**AIM OF THE TASK**: Copy all lines in which the word "this" can be found.

**DATA SUPPLIED**:
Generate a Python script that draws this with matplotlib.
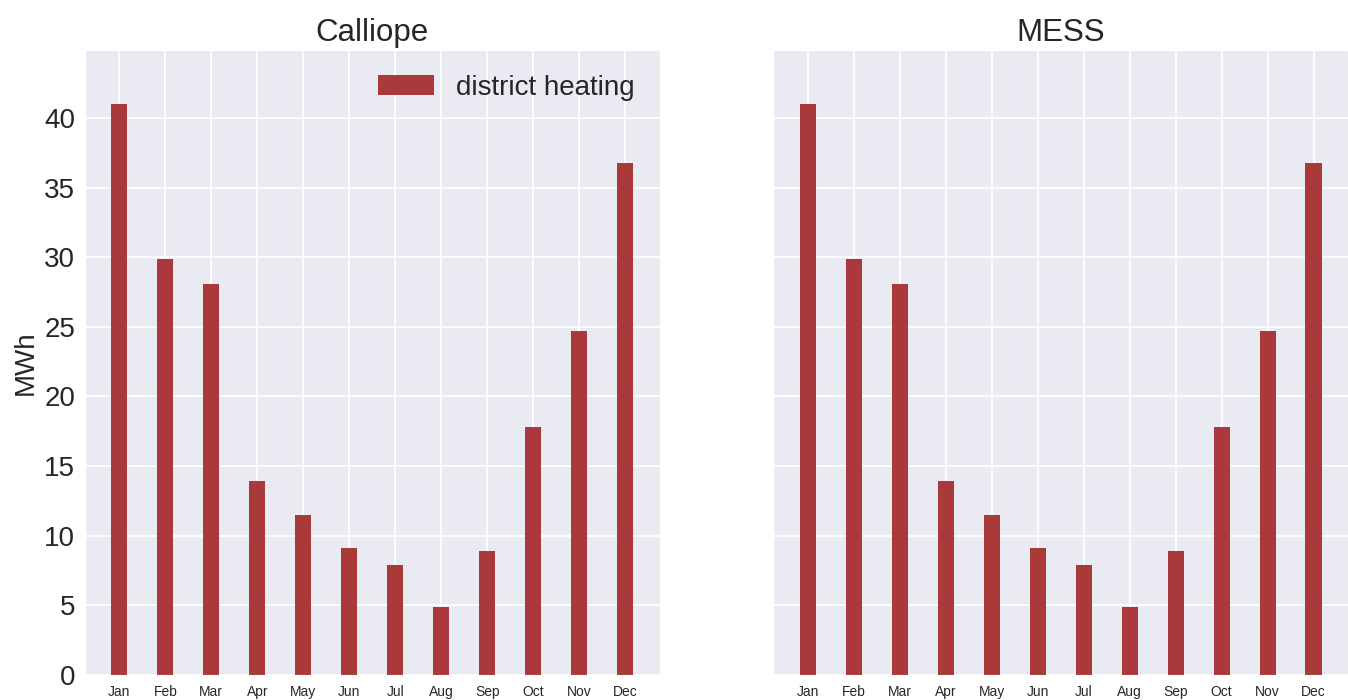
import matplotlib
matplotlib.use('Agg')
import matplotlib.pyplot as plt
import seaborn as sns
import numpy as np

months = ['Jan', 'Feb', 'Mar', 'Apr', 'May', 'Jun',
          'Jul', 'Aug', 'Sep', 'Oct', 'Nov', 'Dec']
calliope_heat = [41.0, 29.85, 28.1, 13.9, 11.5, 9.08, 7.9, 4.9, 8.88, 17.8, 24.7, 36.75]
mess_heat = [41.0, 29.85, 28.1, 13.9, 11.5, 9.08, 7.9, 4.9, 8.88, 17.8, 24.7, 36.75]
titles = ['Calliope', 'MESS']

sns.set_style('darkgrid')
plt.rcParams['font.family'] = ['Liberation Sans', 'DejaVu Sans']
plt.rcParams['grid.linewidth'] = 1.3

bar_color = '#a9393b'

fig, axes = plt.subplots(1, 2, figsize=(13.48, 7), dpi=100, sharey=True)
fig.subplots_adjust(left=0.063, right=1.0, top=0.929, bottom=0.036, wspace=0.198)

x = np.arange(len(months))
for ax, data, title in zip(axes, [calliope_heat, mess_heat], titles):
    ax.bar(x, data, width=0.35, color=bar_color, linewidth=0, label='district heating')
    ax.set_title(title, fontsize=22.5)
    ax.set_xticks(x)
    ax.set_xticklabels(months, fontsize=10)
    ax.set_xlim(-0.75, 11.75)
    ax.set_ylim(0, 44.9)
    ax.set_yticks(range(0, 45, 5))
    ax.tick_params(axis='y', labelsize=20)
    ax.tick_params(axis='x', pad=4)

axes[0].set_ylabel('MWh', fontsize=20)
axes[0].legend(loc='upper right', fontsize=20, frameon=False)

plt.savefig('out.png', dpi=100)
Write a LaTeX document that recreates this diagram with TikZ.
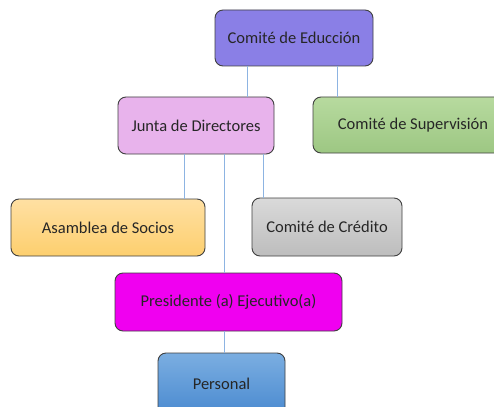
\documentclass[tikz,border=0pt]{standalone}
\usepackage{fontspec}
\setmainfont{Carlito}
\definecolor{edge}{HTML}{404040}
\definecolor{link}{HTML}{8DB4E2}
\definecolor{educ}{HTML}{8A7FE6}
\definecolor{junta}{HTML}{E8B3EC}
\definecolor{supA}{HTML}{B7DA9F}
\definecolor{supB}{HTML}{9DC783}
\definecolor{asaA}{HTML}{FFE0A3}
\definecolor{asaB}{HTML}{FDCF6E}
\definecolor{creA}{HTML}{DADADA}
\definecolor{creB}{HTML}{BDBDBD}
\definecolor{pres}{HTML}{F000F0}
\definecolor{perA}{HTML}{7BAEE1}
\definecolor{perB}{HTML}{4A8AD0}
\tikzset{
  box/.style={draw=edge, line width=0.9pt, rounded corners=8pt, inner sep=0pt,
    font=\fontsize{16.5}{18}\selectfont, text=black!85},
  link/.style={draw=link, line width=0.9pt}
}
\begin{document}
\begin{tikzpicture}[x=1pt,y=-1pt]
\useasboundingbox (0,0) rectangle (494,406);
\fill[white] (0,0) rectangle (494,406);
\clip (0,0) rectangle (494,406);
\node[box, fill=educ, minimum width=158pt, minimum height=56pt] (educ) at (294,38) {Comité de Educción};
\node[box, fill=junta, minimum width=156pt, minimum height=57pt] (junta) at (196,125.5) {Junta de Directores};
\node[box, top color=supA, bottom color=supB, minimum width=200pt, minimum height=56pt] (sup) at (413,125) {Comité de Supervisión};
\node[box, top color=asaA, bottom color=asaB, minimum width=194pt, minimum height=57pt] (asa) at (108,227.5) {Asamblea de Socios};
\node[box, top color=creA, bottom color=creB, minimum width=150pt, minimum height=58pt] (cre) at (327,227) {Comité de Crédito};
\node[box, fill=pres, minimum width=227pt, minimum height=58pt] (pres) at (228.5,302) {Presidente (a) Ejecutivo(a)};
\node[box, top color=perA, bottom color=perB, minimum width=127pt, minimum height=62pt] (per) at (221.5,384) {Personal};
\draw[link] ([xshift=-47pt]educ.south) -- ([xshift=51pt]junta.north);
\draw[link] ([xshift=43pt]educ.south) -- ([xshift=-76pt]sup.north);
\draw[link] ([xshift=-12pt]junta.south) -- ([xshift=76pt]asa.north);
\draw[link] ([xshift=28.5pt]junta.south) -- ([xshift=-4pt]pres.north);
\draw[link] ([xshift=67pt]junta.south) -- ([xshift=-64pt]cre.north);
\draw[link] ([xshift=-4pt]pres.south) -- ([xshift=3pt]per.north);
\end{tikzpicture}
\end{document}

**THE REPLY**:
Generate a Python script that draws this with matplotlib.
Write a LaTeX document that recreates this diagram with TikZ.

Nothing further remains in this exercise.